I first saw the recipe for matcha brioche on Foodbeam, now known as the Strawberry Milk. The author, Fanny, also has her own cookbook (Le Paris Pastry Club) now which I am so tempted to buy (maybe when I get my first paycheck? Haha). I love her retro-vintage photography style mixed with her own sketches and cursive typography.
The second time I saw this recipe was on Vintage Trinkets. I get inspired by all of Chelle’s pretty photos every single time.

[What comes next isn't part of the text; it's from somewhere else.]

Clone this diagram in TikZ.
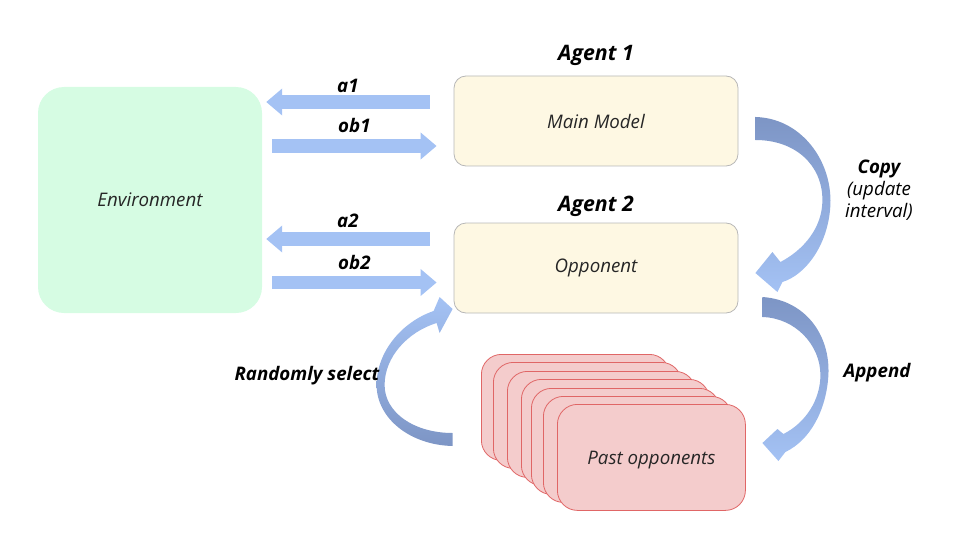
\documentclass[tikz,border=0pt]{standalone}
\usepackage{fontspec}
\setmainfont{Open Sans}
\usetikzlibrary{positioning,calc,arrows.meta}

\definecolor{envfill}{HTML}{D6FCE3}
\definecolor{agentfill}{HTML}{FEF8E3}
\definecolor{agentline}{HTML}{B7B7B7}
\definecolor{pastfill}{HTML}{F4CCCC}
\definecolor{pastline}{HTML}{E06666}
\definecolor{flowlight}{HTML}{A4C2F4}
\definecolor{flowdark}{HTML}{7D95C5}

\begin{document}
\begin{tikzpicture}[x=1pt,y=-1pt,>=Stealth,line join=round,
  boxtext/.style={font=\fontsize{18.7}{22}\selectfont\itshape,text=black!85},
  envbox/.style={boxtext,fill=envfill,rounded corners=26pt,minimum width=224pt,minimum height=226pt},
  agentbox/.style={boxtext,draw=agentline,line width=0.8pt,fill=agentfill,rounded corners=12pt,minimum width=284pt,minimum height=90pt},
  pastbox/.style={boxtext,draw=pastline,line width=0.8pt,fill=pastfill,rounded corners=20pt,minimum width=188pt,minimum height=106pt},
  agentlabel/.style={font=\fontsize{21.3}{24}\selectfont\bfseries\itshape},
  flowlabel/.style={font=\fontsize{18.7}{22}\selectfont\bfseries\itshape},
  flowarrow/.style={-{Triangle[length=16pt,width=26pt]},line width=13.5pt,draw=flowlight},
  curvearrow/.style={draw=none,shade}]

  \useasboundingbox (0,0) rectangle (960,540);

  % boxes
  \node[envbox] (env) at (150,200) {Environment};
  \node[agentbox] (main) at (596,121) {Main Model};
  \node[agentbox] (opp) at (596,268) {Opponent};

  % stack of past opponents
  \foreach \i/\px/\py in {1/481/354,2/493/362,3/507/371,4/521/379,5/531/388,6/543/396}{
    \node[pastbox,anchor=north west] (past\i) at (\px,\py) {};
  }
  \node[pastbox,anchor=north west,text depth=-2pt] (past7) at (557,404) {Past opponents};

  % agent labels
  \node[agentlabel] at (596,55) {Agent 1};
  \node[agentlabel] at (596,206) {Agent 2};

  % actions and observations
  \draw[flowarrow] ([shift={(-24,-19)}]main.west) -- ([shift={(4,-98)}]env.east)
    node[midway,yshift=16.5pt,flowlabel,text=black] {a1};
  \draw[flowarrow] ([shift={(10,-54)}]env.east) -- ([shift={(-17,25)}]main.west)
    node[midway,yshift=20.5pt,flowlabel,text=black] {ob1};
  \draw[flowarrow] ([shift={(-24,-29)}]opp.west) -- ([shift={(4,39)}]env.east)
    node[midway,yshift=18pt,flowlabel,text=black] {a2};
  \draw[flowarrow] ([shift={(10,82.5)}]env.east) -- ([shift={(-17,14.5)}]opp.west)
    node[midway,yshift=20pt,flowlabel,text=black] {ob2};

  % copy: main model -> opponent
  \begin{scope}[shift={(main.east)}]
    \path[curvearrow,top color=flowdark,bottom color=flowlight]
      (17,-4) .. controls (62,-3) and (94,39) .. (92,84)
      .. controls (90,124) and (67,154) .. (44,161)
      -- (39,171) -- (17,152) -- (34,131) -- (42,141)
      .. controls (65,129) and (84,107) .. (84,79)
      .. controls (84,44) and (57,19) .. (17,19) -- cycle;
  \end{scope}
  \node[flowlabel,align=center] at (879,190) {Copy\\{\mdseries(update}\\{\mdseries interval)}};

  % append: opponent -> past opponents
  \begin{scope}[shift={(opp.east)}]
    \path[curvearrow,top color=flowdark,bottom color=flowlight]
      (24,29) .. controls (67,32) and (92,67) .. (90,107)
      .. controls (88,142) and (72,172) .. (47,184)
      -- (40,193) -- (24,175) -- (39,161) -- (45,166)
      .. controls (67,155) and (82,132) .. (82,107)
      .. controls (82,77) and (57,50) .. (24,49) -- cycle;
  \end{scope}
  \node[flowlabel] at (877,373) {Append};

  % randomly select: past opponents -> opponent
  \begin{scope}[shift={(opp.west)}]
    \path[curvearrow,top color=flowlight,bottom color=flowdark]
      (-1,178) .. controls (-44,177) and (-77,150) .. (-77,117)
      .. controls (-77,84) and (-52,54) .. (-20,43)
      -- (-14,29) -- (-1,41) -- (-14,65) -- (-17,55)
      .. controls (-46,64) and (-69,89) .. (-69,117)
      .. controls (-69,145) and (-39,165) .. (-1,165) -- cycle;
  \end{scope}
  \node[flowlabel] at (307,376) {Randomly select};
\end{tikzpicture}
\end{document}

Then last year, the friends and I attempted the recipe with very mixed results. It tasted good (that’s for sure) but our buns looked hideous. I don’t even want to link the old post here :O
Fast forward to last week, we attempted the recipe again and this time it was much better! Our tour double was still unsuccessful, hence the marbling of the brioche left much to be desired. But at least it looked more presentable this time? And the green tea bit was thick, dark, and grassy, because we used the very best uji matcha from Tsujiri, Kyoto 😀
We also overbaked the mini brioches, which tasted a bit dry at first but I realise we made the mistake of slicing it within the first 30 minutes after it was pulled out of the oven. The steam escaped resulting in drier bread. So remember, WAIT! The larger loaf we had was closer to perfect- soft, fluffy and fragrant.

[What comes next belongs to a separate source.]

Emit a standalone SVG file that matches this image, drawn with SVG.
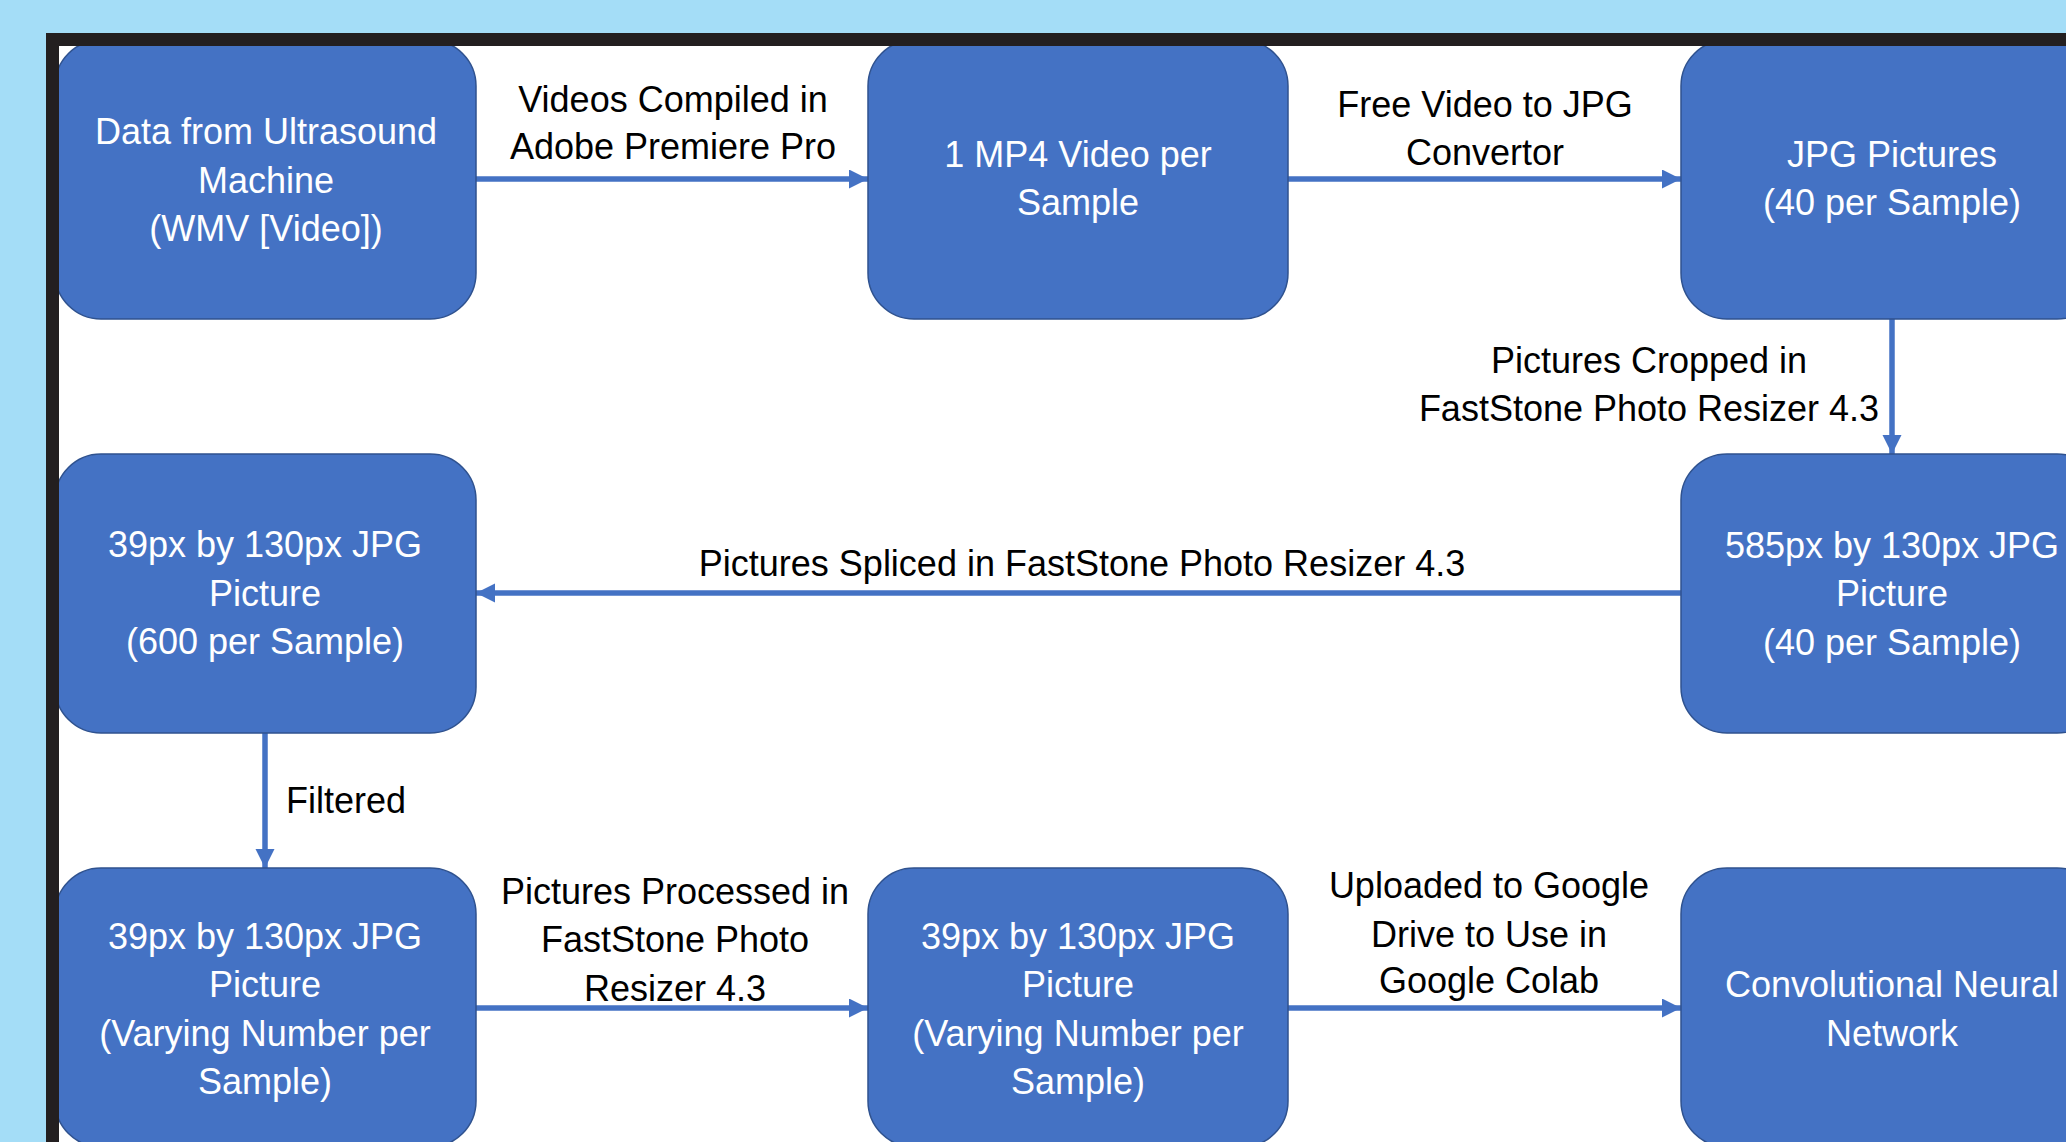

Additional tips I would give to build on what Fanny provided: Like what Chelle says, the green tea slush is easier to handle if you freeze it. Also, be sure to cook it until it becomes a thick slurry because it’s not supposed to be too watery before you dump it into the freezer.
I also like to glaze all my breads with egg wash before throwing them into the oven. Since there was a leftover yolk for this recipe, I used that and mixed a tablespoon of milk in. The milk sugars help to caramelise the top for a lovely, brown sheen. Brush generously~
If you are planning to keep the brioches for the next day, seal it in a ziplock bag. Before consumption, buzz it in the microwave for 15sec or toast it in the oven (I read that it’s good to sprinkle some water on your bread if you are toasting it to keep it moist, but I haven’t tried this method). I find that when I microwave, the bit touching the plate gets wet so as soon as I pull it out, I quickly dump it on a paper towel to absorb any moisture.

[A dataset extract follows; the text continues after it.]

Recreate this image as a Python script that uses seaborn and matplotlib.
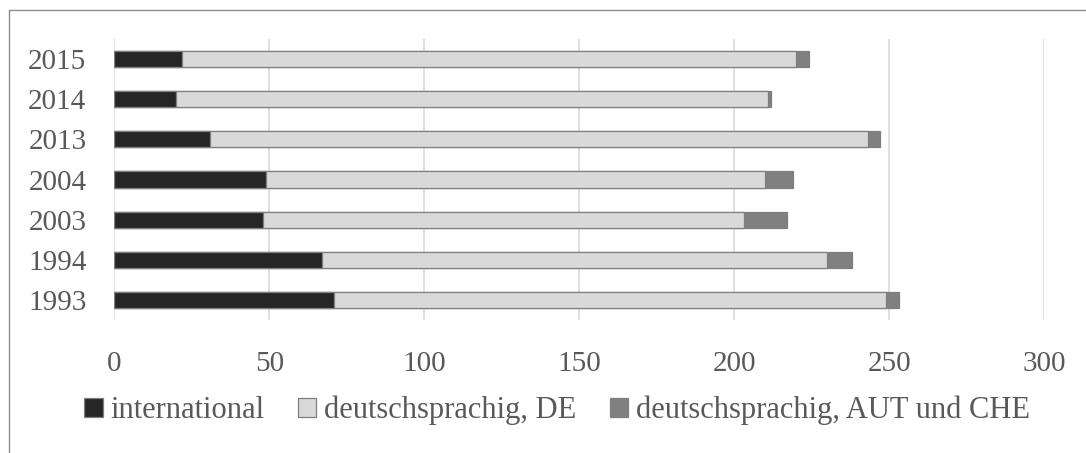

Next time, instead of a brioche (note, this recipe yields a light brioche, it uses much less butter as compared to a traditional brioche recipe) I would go with a normal white bread using a tang zhong starter (also known as the water roux method). I’ve attempted it with relative success and I think it will go well with the green tea dough (or maybe I’ll modify it for a cinnamon dough since it’s my bestie’s favourite ^^).